== Available data ==
_ _ _ _ _
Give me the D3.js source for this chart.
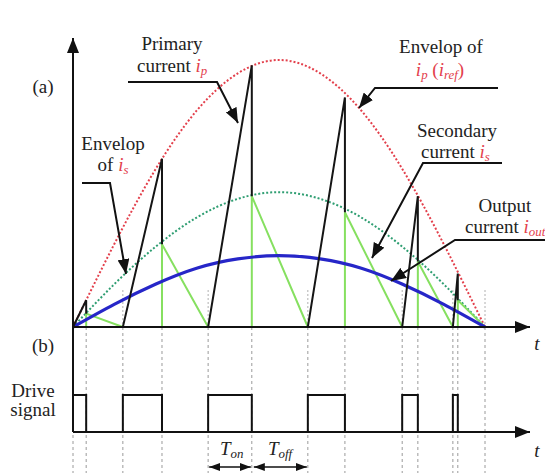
<!DOCTYPE html>
<html>
<head>
<meta charset="utf-8">
<script src="https://cdn.jsdelivr.net/npm/d3@7"></script>
<style>
  html, body { margin: 0; padding: 0; background: #fff; }
</style>
</head>
<body>
<div id="chart"></div>
<script>
// switching instants (time in % of the half line period)
const onStart = [0, 12.1, 32.8, 57.0, 79.9, 92.2];
const onEnd   = [3.2, 21.6, 43.4, 66.0, 83.7, 93.4];
const tEnd = 100;

// peak values reached at turn-off (normalised to envelope of ip)
const ipPeak = [0.10, 0.63, 0.98, 0.86, 0.49, 0.20];
const isPeak = [0.05, 0.31, 0.49, 0.43, 0.245, 0.10];

// envelopes sampled along the half period
const envT   = [0, 10, 20, 30, 40, 50, 60, 70, 80, 90, 100];
const envIp  = [0, 0.31, 0.59, 0.81, 0.95, 1.0, 0.95, 0.81, 0.59, 0.31, 0];
const envIs  = [0, 0.16, 0.30, 0.41, 0.48, 0.505, 0.48, 0.41, 0.30, 0.16, 0];
const envOut = [0, 0.085, 0.16, 0.22, 0.255, 0.267, 0.255, 0.22, 0.16, 0.085, 0];

const cfg = { width: 545, height: 473 };
const RED = "#e3404c", TEAL = "#2f9e72", LIME = "#86e060", BLUE = "#2626c8";
const FONT = "'Liberation Serif', 'DejaVu Serif', serif";

const x = d3.scaleLinear().domain([0, tEnd]).range([73, 485]);
const y = d3.scaleLinear().domain([0, 1]).range([327, 60]);
const yd = d3.scaleLinear().domain([0, 1]).range([432, 395]); // drive signal

const svg = d3.select("#chart")
  .append("svg")
  .attr("width", cfg.width)
  .attr("height", cfg.height)
  ;

// markers
const defs = svg.append("defs");
defs.append("marker")
  .attr("id", "arr")
  .attr("markerUnits", "userSpaceOnUse")
  .attr("markerWidth", 16).attr("markerHeight", 12)
  .attr("refX", 15).attr("refY", 6)
  .attr("orient", "auto-start-reverse")
  .append("path").attr("d", "M0,0 L15,6 L0,12 Z").attr("fill", "#111");
defs.append("marker")
  .attr("id", "arrSmall")
  .attr("markerUnits", "userSpaceOnUse")
  .attr("markerWidth", 12).attr("markerHeight", 10)
  .attr("refX", 11).attr("refY", 4)
  .attr("orient", "auto-start-reverse")
  .append("path").attr("d", "M0,0 L11,4 L0,8 Z").attr("fill", "#111");

// dashed guide lines
const allT = d3.sort(onStart.concat(onEnd).concat([tEnd]));
svg.append("g")
  .selectAll("line")
  .data(allT)
  .join("line")
    .attr("x1", d => x(d)).attr("x2", d => x(d))
    .attr("y1", y(0)).attr("y2", cfg.height)
    .attr("stroke", "#9a9a9a")
    .attr("stroke-width", 1)
    .attr("stroke-dasharray", "3,3")
  ;
svg.append("g")
  .selectAll("line")
  .data(onStart.slice(1).concat([tEnd]))
  .join("line")
    .attr("x1", d => x(d)).attr("x2", d => x(d))
    .attr("y1", 290).attr("y2", y(0))
    .attr("stroke", "#b0b0b0")
    .attr("stroke-width", 1)
    .attr("stroke-dasharray", "2,2")
  ;

// envelopes
const envLine = vals => d3.line()
  .x((d, i) => x(envT[i]))
  .y(d => y(d))
  .curve(d3.curveNatural)(vals);

svg.append("path").attr("d", envLine(envIp))
  .attr("fill", "none").attr("stroke", RED).attr("stroke-width", 2).attr("stroke-dasharray", "2,2");
svg.append("path").attr("d", envLine(envIs))
  .attr("fill", "none").attr("stroke", TEAL).attr("stroke-width", 2).attr("stroke-dasharray", "2,2");

// secondary current: jump at turn-off, then linear fall to next turn-on
const nextOn = onStart.slice(1).concat([tEnd]);
svg.append("g")
  .selectAll("path")
  .data(onEnd)
  .join("path")
    .attr("d", (d, i) => d3.line()([[x(d), y(0)], [x(d), y(isPeak[i])], [x(nextOn[i]), y(0)]]))
    .attr("fill", "none")
    .attr("stroke", LIME)
    .attr("stroke-width", 2)
  ;

// output current
svg.append("path").attr("d", envLine(envOut))
  .attr("fill", "none").attr("stroke", BLUE).attr("stroke-width", 3.2);

// primary current: ramp during Ton, falls at turn-off
svg.append("g")
  .selectAll("path")
  .data(onStart)
  .join("path")
    .attr("d", (d, i) => d3.line()([[x(d), y(0)], [x(onEnd[i]), y(ipPeak[i])], [x(onEnd[i]), y(isPeak[i])]]))
    .attr("fill", "none")
    .attr("stroke", "#151515")
    .attr("stroke-width", 2)
  ;

// axes
svg.append("line")
  .attr("x1", x(0)).attr("x2", x(0)).attr("y1", yd(0)).attr("y2", 38)
  .attr("stroke", "#111").attr("stroke-width", 2).attr("marker-end", "url(#arr)");
svg.append("line")
  .attr("x1", x(0)).attr("x2", 530).attr("y1", y(0)).attr("y2", y(0))
  .attr("stroke", "#111").attr("stroke-width", 2).attr("marker-end", "url(#arr)");
svg.append("line")
  .attr("x1", x(0)).attr("x2", 530).attr("y1", yd(0)).attr("y2", yd(0))
  .attr("stroke", "#111").attr("stroke-width", 2).attr("marker-end", "url(#arr)");

// drive signal
const drivePts = [];
onStart.forEach((d, i) => {
  drivePts.push([d, 0], [d, 1], [onEnd[i], 1], [onEnd[i], 0]);
});
svg.append("path")
  .attr("d", d3.line().x(d => x(d[0])).y(d => yd(d[1]))(drivePts))
  .attr("fill", "none").attr("stroke", "#111").attr("stroke-width", 2);

// Ton / Toff arrows
const tonIdx = 2;
svg.append("line")
  .attr("x1", x(onStart[tonIdx]) + 1).attr("x2", x(onEnd[tonIdx]) - 1).attr("y1", 467).attr("y2", 467)
  .attr("stroke", "#111").attr("stroke-width", 1.5)
  .attr("marker-start", "url(#arrSmall)").attr("marker-end", "url(#arrSmall)");
svg.append("line")
  .attr("x1", x(onEnd[tonIdx]) + 2).attr("x2", x(onStart[tonIdx + 1]) - 1).attr("y1", 467).attr("y2", 467)
  .attr("stroke", "#111").attr("stroke-width", 1.5)
  .attr("marker-start", "url(#arrSmall)").attr("marker-end", "url(#arrSmall)");

// leader lines for annotations
const leaders = [
  [[128, 82], [217, 82], [238, 123]],
  [[82, 183], [110, 183], [126, 274]],
  [[498, 88], [375, 88], [359, 108]],
  [[502, 163], [423, 163], [372, 258]],
  [[545, 240], [455, 240], [391, 281]],
];
svg.append("g")
  .selectAll("path")
  .data(leaders)
  .join("path")
    .attr("d", d => d3.line()(d))
    .attr("fill", "none")
    .attr("stroke", "#111")
    .attr("stroke-width", 2)
    .attr("marker-end", "url(#arr)")
  ;

// text helpers
function label(xp, yp, parts, anchor = "middle", size = 19) {
  const t = svg.append("text")
    .attr("x", xp).attr("y", yp)
    .attr("text-anchor", anchor)
    .attr("font-family", FONT)
    .attr("fill", "#222")
    .attr("font-size", size);
  parts.forEach(p => {
    const s = t.append("tspan").text(p.t);
    if (p.red) s.attr("fill", RED);
    if (p.it) s.attr("font-style", "italic");
    if (p.sub) s.attr("baseline-shift", "-25%").attr("font-size", size * 0.68);
  });
  return t;
}

label(43, 93, [{ t: "(a)" }]);
label(43, 352, [{ t: "(b)" }]);
label(172, 50, [{ t: "Primary" }]);
label(137, 72, [{ t: "current " }, { t: "i", red: 1, it: 1 }, { t: "p", red: 1, it: 1, sub: 1 }], "start");
label(113, 150, [{ t: "Envelop" }]);
label(113, 171, [{ t: "of " }, { t: "i", red: 1, it: 1 }, { t: "s", red: 1, it: 1, sub: 1 }]);
label(441, 53, [{ t: "Envelop of" }]);
label(440, 76, [
  { t: "i", red: 1, it: 1 }, { t: "p", red: 1, it: 1, sub: 1 },
  { t: " (", red: 1 }, { t: "i", red: 1, it: 1 }, { t: "ref", red: 1, it: 1, sub: 1 }, { t: ")", red: 1 }
]);
label(457, 137, [{ t: "Secondary" }]);
label(421, 158, [{ t: "current " }, { t: "i", red: 1, it: 1 }, { t: "s", red: 1, it: 1, sub: 1 }], "start");
label(505, 212, [{ t: "Output" }]);
label(465, 233, [{ t: "current " }, { t: "i", red: 1, it: 1 }, { t: "out", red: 1, it: 1, sub: 1 }], "start");
label(33, 397, [{ t: "Drive" }]);
label(33, 416, [{ t: "signal" }]);
label(537, 350, [{ t: "t", it: 1 }]);
label(537, 457, [{ t: "t", it: 1 }]);
label(220, 455, [{ t: "T", it: 1 }, { t: "on", it: 1, sub: 1 }], "start");
label(268, 455, [{ t: "T", it: 1 }, { t: "off", it: 1, sub: 1 }], "start");
</script>
</body>
</html>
_ _ _ _ _
== What the task asks ==
Up to and including the line containing "const isPeak = [0.05, 0.31, 0.49, 0.43, 0.245, 0.10];", repeat every line from the start of the data, but none of the pictures.

== Task solution ==
Give me the D3.js source for this chart.
<!DOCTYPE html>
<html>
<head>
<meta charset="utf-8">
<script src="https://cdn.jsdelivr.net/npm/d3@7"></script>
<style>
  html, body { margin: 0; padding: 0; background: #fff; }
</style>
</head>
<body>
<div id="chart"></div>
<script>
// switching instants (time in % of the half line period)
const onStart = [0, 12.1, 32.8, 57.0, 79.9, 92.2];
const onEnd   = [3.2, 21.6, 43.4, 66.0, 83.7, 93.4];
const tEnd = 100;

// peak values reached at turn-off (normalised to envelope of ip)
const ipPeak = [0.10, 0.63, 0.98, 0.86, 0.49, 0.20];
const isPeak = [0.05, 0.31, 0.49, 0.43, 0.245, 0.10];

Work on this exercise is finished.